By Jim Gibney (for Irish News)
Standing on the raised plinth at the bottom of Daniel O’Connell’s statue in O’Connell Street in Dublin in October 2001, I had a clear view of the procession behind the coffins of the 10 republican martyrs executed by the British during the War of Independence. Best known of the martyrs was 18-year-old Kevin Barry, hanged in Mountjoy Prison for his part in an IRA operation during which a British soldier was killed. O’Connell Street was thronged with people paying their respects to those from another era in time who gave their young lives so that those on the streets that day could live in a country free from occupation by the British Crown forces.
I noticed row upon row of people in their middle years proudly marching, bearing a medal on their lapel. I was curious. They were too young to have been participants in the Rising or the War of Independence. They were obviously the descendants of those who had been. They were there to acknowledge the sacrifice and to wear the medal of honour posthumously awarded to their relative by an Irish government in recognition of a heroic deed carried out in the name ofthe Irish republic declared on the steps of the GPO on Easter Monday 1916.
The occasion was the reburial by the Irish government - the state’s formal recognition - of a group of martyrs known as the Forgotten 10 who had lain in lime graves in Mountjoy Prison since 1920. My brother Damien and I were fortunate to get close enough to the hearses to touch the nameplates of the martyrs. I remember touching Kevin Barry’s and recalling the words from the song named after him:
Just a lad of 18 summers, Yet there’s no-one can deny, As he walked to death that morning He proudly held his head on high.
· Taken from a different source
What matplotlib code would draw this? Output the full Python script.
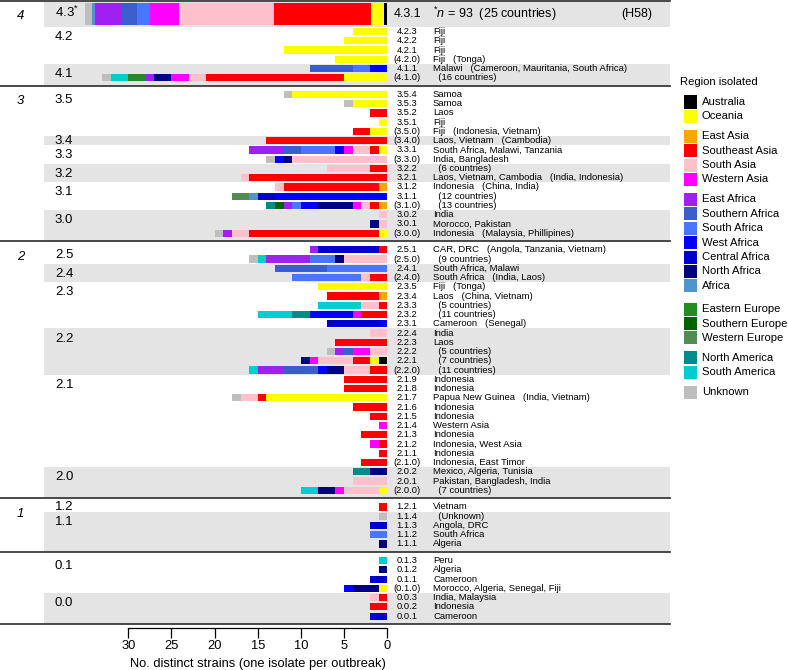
import matplotlib
matplotlib.use('Agg')
import matplotlib.pyplot as plt
from matplotlib import font_manager
from matplotlib.patches import Rectangle
from matplotlib.transforms import blended_transform_factory

plt.rcParams['font.family'] = ['Liberation Sans', 'DejaVu Sans']
plt.rcParams['mathtext.fontset'] = 'custom'
plt.rcParams['mathtext.rm'] = 'Liberation Sans'
plt.rcParams['mathtext.it'] = 'Liberation Sans:italic'

installed = {f.name for f in font_manager.fontManager.ttflist}
narrow = 'Liberation Sans Narrow' in installed
code_font = 'Liberation Sans Narrow' if narrow else 'Liberation Sans'
code_size = 7.9 if narrow else 6.7

# regions (legend order) and colours
region_keys = ['AU', 'OC', 'EAs', 'SEA', 'SAs', 'WAs', 'EAf', 'SoAf', 'SAf', 'WAf',
               'CAf', 'NAf', 'Af', 'EEu', 'SEu', 'WEu', 'NAm', 'SAm', 'Unk']
region_names = ['Australia', 'Oceania', 'East Asia', 'Southeast Asia', 'South Asia',
                'Western Asia', 'East Africa', 'Southern Africa', 'South Africa',
                'West Africa', 'Central Africa', 'North Africa', 'Africa',
                'Eastern Europe', 'Southern Europe', 'Western Europe',
                'North America', 'South America', 'Unknown']
region_colors = ['#000000', '#FFFF00', '#FFA500', '#FF0000', '#FFC0CB', '#FF00FF',
                 '#A020F0', '#3A5FCD', '#4876FF', '#0000FF', '#0000CD', '#000080',
                 '#4F94CD', '#228B22', '#006400', '#548B54', '#008B8B', '#00CDCD',
                 '#BEBEBE']
legend_groups = [2, 4, 7, 3, 2, 1]
color_of = dict(zip(region_keys, region_colors))

# H58 (4.3.1), n = 93 isolates, drawn compressed
h58_strains = [('AU', 1), ('OC', 4), ('SEA', 30), ('SAs', 29), ('WAs', 9), ('SAf', 4),
               ('SoAf', 5), ('EAf', 8), ('Af', 1), ('Unk', 2)]
h58_width = 35.0   # bar length on the strain axis

# rows: code, countries, strains per region (from 0 outward)
section4 = [
    ('4.3.1', '', h58_strains),
    ('4.2.3', 'Fiji', [('OC', 4)]),
    ('4.2.2', 'Fiji', [('OC', 5)]),
    ('4.2.1', 'Fiji', [('OC', 12)]),
    ('(4.2.0)', 'Fiji   (Tonga)', [('OC', 6)]),
    ('4.1.1', 'Malawi   (Cameroon, Mauritania, South Africa)', [('WAf', 2), ('SAf', 2), ('SoAf', 5)]),
    ('(4.1.0)', '  (16 countries)', [('OC', 5), ('SEA', 16), ('SAs', 2), ('WAs', 2), ('NAf', 2),
                                     ('EAf', 1), ('EEu', 2), ('SAm', 2), ('Unk', 1)]),
]
section3 = [
    ('3.5.4', 'Samoa', [('OC', 11), ('Unk', 1)]),
    ('3.5.3', 'Samoa', [('OC', 4), ('Unk', 1)]),
    ('3.5.2', 'Laos', [('SEA', 2)]),
    ('3.5.1', 'Fiji', [('OC', 1)]),
    ('(3.5.0)', 'Fiji   (Indonesia, Vietnam)', [('OC', 2), ('SEA', 2)]),
    ('(3.4.0)', 'Laos, Vietnam   (Cambodia)', [('SEA', 14)]),
    ('3.3.1', 'South Africa, Malawi, Tanzania', [('OC', 1), ('SEA', 1), ('SAs', 2), ('WAs', 1), ('WAf', 1),
                                                 ('SAf', 4), ('SoAf', 2), ('EAf', 4)]),
    ('(3.3.0)', 'India, Bangladesh', [('SAs', 11), ('NAf', 1), ('WAf', 1), ('Unk', 1)]),
    ('3.2.2', '  (6 countries)', [('SEA', 2), ('SAs', 5)]),
    ('3.2.1', 'Laos, Vietnam, Cambodia   (India, Indonesia)', [('SEA', 16), ('SAs', 1)]),
    ('3.1.2', 'Indonesia   (China, India)', [('EAs', 1), ('SEA', 11), ('SAs', 1)]),
    ('3.1.1', '  (12 countries)', [('WAf', 13), ('CAf', 2), ('Af', 1), ('WEu', 2)]),
    ('(3.1.0)', '  (13 countries)', [('EAs', 1), ('SEA', 1), ('SAs', 1), ('WAs', 1), ('NAf', 4), ('WAf', 2),
                                     ('SAf', 1), ('EAf', 1), ('SEu', 1), ('NAm', 1)]),
    ('3.0.2', 'India', [('SAs', 1)]),
    ('3.0.1', 'Morocco, Pakistan', [('SAs', 1), ('NAf', 1)]),
    ('(3.0.0)', 'Indonesia   (Malaysia, Phillipines)', [('OC', 1), ('SEA', 15), ('SAs', 2), ('EAf', 1), ('Unk', 1)]),
]
section2 = [
    ('2.5.1', 'CAR, DRC   (Angola, Tanzania, Vietnam)', [('SEA', 1), ('CAf', 7), ('EAf', 1)]),
    ('(2.5.0)', '  (9 countries)', [('SAs', 5), ('NAf', 1), ('SAf', 3), ('EAf', 5), ('SAm', 1), ('Unk', 1)]),
    ('2.4.1', 'South Africa, Malawi', [('SAf', 7), ('SoAf', 6)]),
    ('(2.4.0)', 'South Africa   (India, Laos)', [('SEA', 2), ('SAs', 1), ('SAf', 8)]),
    ('2.3.5', 'Fiji   (Tonga)', [('OC', 8)]),
    ('2.3.4', 'Laos   (China, Vietnam)', [('EAs', 1), ('SEA', 6)]),
    ('2.3.3', '  (5 countries)', [('SEA', 1), ('SAs', 2), ('SAm', 5)]),
    ('2.3.2', '  (11 countries)', [('SEA', 3), ('WAs', 1), ('WAf', 5), ('NAm', 2), ('SAm', 4)]),
    ('2.3.1', 'Cameroon   (Senegal)', [('WAf', 1), ('CAf', 6)]),
    ('2.2.4', 'India', [('SAs', 2)]),
    ('2.2.3', 'Laos', [('SEA', 6)]),
    ('2.2.2', '  (5 countries)', [('SAs', 2), ('WAs', 2), ('SoAf', 1), ('EAf', 1), ('Unk', 1)]),
    ('2.2.1', '  (7 countries)', [('AU', 1), ('OC', 1), ('SEA', 2), ('SAs', 4), ('WAs', 1), ('NAf', 1)]),
    ('(2.2.0)', '  (11 countries)', [('SEA', 2), ('SAs', 3), ('NAf', 2), ('WAf', 1), ('SoAf', 4),
                                     ('EAf', 3), ('SAm', 1)]),
    ('2.1.9', 'Indonesia', [('SEA', 5)]),
    ('2.1.8', 'Indonesia', [('SEA', 5)]),
    ('2.1.7', 'Papua New Guinea   (India, Vietnam)', [('OC', 14), ('SEA', 1), ('SAs', 2), ('Unk', 1)]),
    ('2.1.6', 'Indonesia', [('SEA', 4)]),
    ('2.1.5', 'Indonesia', [('SEA', 2)]),
    ('2.1.4', 'Western Asia', [('WAs', 1)]),
    ('2.1.3', 'Indonesia', [('SEA', 3)]),
    ('2.1.2', 'Indonesia, West Asia', [('SEA', 1), ('WAs', 1)]),
    ('2.1.1', 'Indonesia', [('SEA', 1)]),
    ('(2.1.0)', 'Indonesia, East Timor', [('SEA', 3)]),
    ('2.0.2', 'Mexico, Algeria, Tunisia', [('NAf', 2), ('NAm', 2)]),
    ('2.0.1', 'Pakistan, Bangladesh, India', [('SAs', 4)]),
    ('(2.0.0)', '  (7 countries)', [('OC', 1), ('SAs', 4), ('WAs', 1), ('NAf', 2), ('SAm', 2)]),
]
section1 = [
    ('1.2.1', 'Vietnam', [('SEA', 1)]),
    ('1.1.4', '  (Unknown)', [('Unk', 1)]),
    ('1.1.3', 'Angola, DRC', [('CAf', 2)]),
    ('1.1.2', 'South Africa', [('SAf', 2)]),
    ('1.1.1', 'Algeria', [('NAf', 1)]),
]
section0 = [
    ('0.1.3', 'Peru', [('SAm', 1)]),
    ('0.1.2', 'Algeria', [('NAf', 1)]),
    ('0.1.1', 'Cameroon', [('CAf', 2)]),
    ('(0.1.0)', 'Morocco, Algeria, Senegal, Fiji', [('OC', 1), ('NAf', 3), ('WAf', 1)]),
    ('0.0.3', 'India, Malaysia', [('SEA', 1), ('SAs', 1)]),
    ('0.0.2', 'Indonesia', [('SEA', 2)]),
    ('0.0.1', 'Cameroon', [('CAf', 2)]),
]
sections = [('4', section4), ('3', section3), ('2', section2), ('1', section1), ('', section0)]

# layout (row units)
tall_h = 2.8
pad_top, pad_bot = 0.45, 0.35
band_color = '#e4e4e4'
line_color = '#3a3a3a'
x_left, x_right = 44.86, -32.75
x_band_start = 39.8      # strain-axis value where grey bands start
x_code, x_place = -2.3, -5.3

fig = plt.figure(figsize=(7.88, 6.7), dpi=100)
ax = fig.add_axes([0, 1 - 624 / 670, 670 / 788, 623 / 670])
band_xmin = (x_left - x_band_start) / (x_left - x_right)

y = 0.0
lines = [0.0]
for si, (sec_name, rows) in enumerate(sections):
    sec_top = y
    if si > 0:
        y += pad_top
    placed = []
    for code, place, segs in rows:
        h = tall_h if code == '4.3.1' else 1.0
        placed.append((y + h / 2, h, code, place, segs))
        y += h
    y += pad_bot
    sec_bot = y
    lines.append(y)

    # subgroups
    groups = []
    for r in placed:
        key = r[2].strip('()')[:3]
        if not groups or groups[-1][0] != key:
            groups.append([key, []])
        groups[-1][1].append(r)
    ng = len(groups)
    for gi, (key, grows) in enumerate(groups):
        top = sec_top if gi == 0 else grows[0][0] - grows[0][1] / 2
        bot = sec_bot if gi == ng - 1 else grows[-1][0] + grows[-1][1] / 2
        if (ng - 1 - gi) % 2 == 0:
            ax.axhspan(top, bot, xmin=band_xmin, xmax=1, color=band_color, lw=0, zorder=0)
        yc0, h0 = grows[0][0], grows[0][1]
        if h0 > 1:
            ax.text(38.5, yc0 - 0.2, key + r'$^{*}$', fontsize=9.5, ha='left', va='center')
        else:
            dy = 0.6 if len(grows) > 1 else 0.0
            ax.text(38.5, yc0 + dy, key, fontsize=9.5, ha='left', va='center')

    yc0, h0 = placed[0][0], placed[0][1]
    if sec_name:
        ax.text(42.5, yc0 + (0.2 if h0 > 1 else 0.75), sec_name, fontsize=9.5,
                style='italic', ha='center', va='center')

    for yc, h, code, place, segs in placed:
        left = 0.0
        if h > 1:
            total = sum(n for _, n in segs)
            scale = h58_width / total
            bh = 2.4
        else:
            scale = 1.0
            bh = 0.78
        for key, n in segs:
            ax.barh(yc, n * scale, left=left, height=bh, color=color_of[key], lw=0, zorder=2)
            left += n * scale
        if h > 1:
            ax.text(x_code, yc, code, fontsize=9, ha='center', va='center', family=code_font)
            ax.text(x_place, yc, r'$^{*}\mathit{n}$ = 93  (25 countries)', fontsize=9,
                    ha='left', va='center')
            ax.text(-27.1, yc, '(H58)', fontsize=9, ha='left', va='center')
        else:
            ax.text(x_code, yc, code, fontsize=code_size, ha='center', va='center',
                    family=code_font)
            ax.text(x_place, yc, place, fontsize=6.8, ha='left', va='center')

for ly in lines:
    ax.axhline(ly, color=line_color, lw=1.3, clip_on=False, zorder=3)

ax.set_xlim(x_left, x_right)
ax.set_ylim(y, 0)
for s in ['top', 'left', 'right']:
    ax.spines[s].set_visible(False)
ax.spines['bottom'].set_bounds(0, 30)
ax.spines['bottom'].set_position(('outward', 3))
ax.spines['bottom'].set_linewidth(0.9)
ax.set_xticks(range(0, 31, 5))
ax.set_yticks([])
ax.tick_params(axis='x', direction='out', length=7, width=0.9, pad=1.5, labelsize=9.3)
ax.set_xlabel('No. distinct strains (one isolate per outbreak)', fontsize=9.3)
ax.xaxis.set_label_coords(15, -0.054, transform=blended_transform_factory(ax.transData, ax.transAxes))
ax.patch.set_visible(False)

# legend
def fx(px):
    return px / 788

def fy(py):
    return 1 - py / 670

fig.text(fx(680), fy(82), 'Region isolated', fontsize=8.1, ha='left', va='center')
yl = 102.0
gaps = [5.5, 5.5, 9.0, 5.5, 5.5]
i = 0
for gi, gsize in enumerate(legend_groups):
    for _ in range(gsize):
        fig.add_artist(Rectangle((fx(684), fy(yl + 6.5)), 13 / 788, 13 / 670,
                                 color=region_colors[i], lw=0, transform=fig.transFigure))
        fig.text(fx(702), fy(yl), region_names[i], fontsize=8.1, ha='left', va='center')
        yl += 14.4
        i += 1
    if gi < len(gaps):
        yl += gaps[gi]

fig.savefig('out.png', dpi=100)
For the first time in my adult republican life, on the streets of Dublin, amidst the thousands of people and the state pomp and ceremony I felt part of the Irish nation.
I felt connected to a national ideal long denied to the Irish people the unity and independence of Ireland.
Living in the six counties - in a partitioned country, cut off by force of British arms - had instilled in me a feeling of isolation and resentment towards the Irish government and political establishment which had abandoned northern nationalists after partition.
I knew that this was a widespread feeling among northern nationalists and republicans and is the reason why today they put so much emphasis on the Irish government’s direct involvement in the north’s affairs.
A lot has changed since then especially with the Irish government’s presence in the north through the all-Ireland ministerial council and cross-border bodies.
Over the coming years the sense of really belonging to the Irish nation will get stronger as the political process settles down and begins to tackle and provide solutions to island-wide-related problems.
On public display all this week until Saturday in the Felons’ Club on Belfast’s Falls Road is a very impressive and well-researched exhibition on the history of republicanism in Belfast from 1916 until today.
The exhibition, produced by Belfast’s National Graves Association, captures the spirit and history through photographs, film footage, historical documents and artefacts.
On show for the first time ever are the witness statements recorded from Belfast Irish Republican Brotherhood members involved in the 1916 Rising and War of Independence. This Sunday all over Ireland republicans will gather to honour those from this generation who lost their lives in the struggle for a united Ireland.
At republican plots, large and small, the Proclamation of the Irish Republic will be read out, reminding those gathered of the objectives that have steered republicans for almost a century. It is this revered document that makes the connection through the ages between those who occupied the GPO in Dublin’s O’Connell Street on Easter Monday 1916 and those since who occupy hallowed graves across this nation in the name of the republic.
Like those bearing medals in O’Connell Street, I too,this Sunday,will remember with pride those IRA members I knew who died young so that we could live in a united and free country.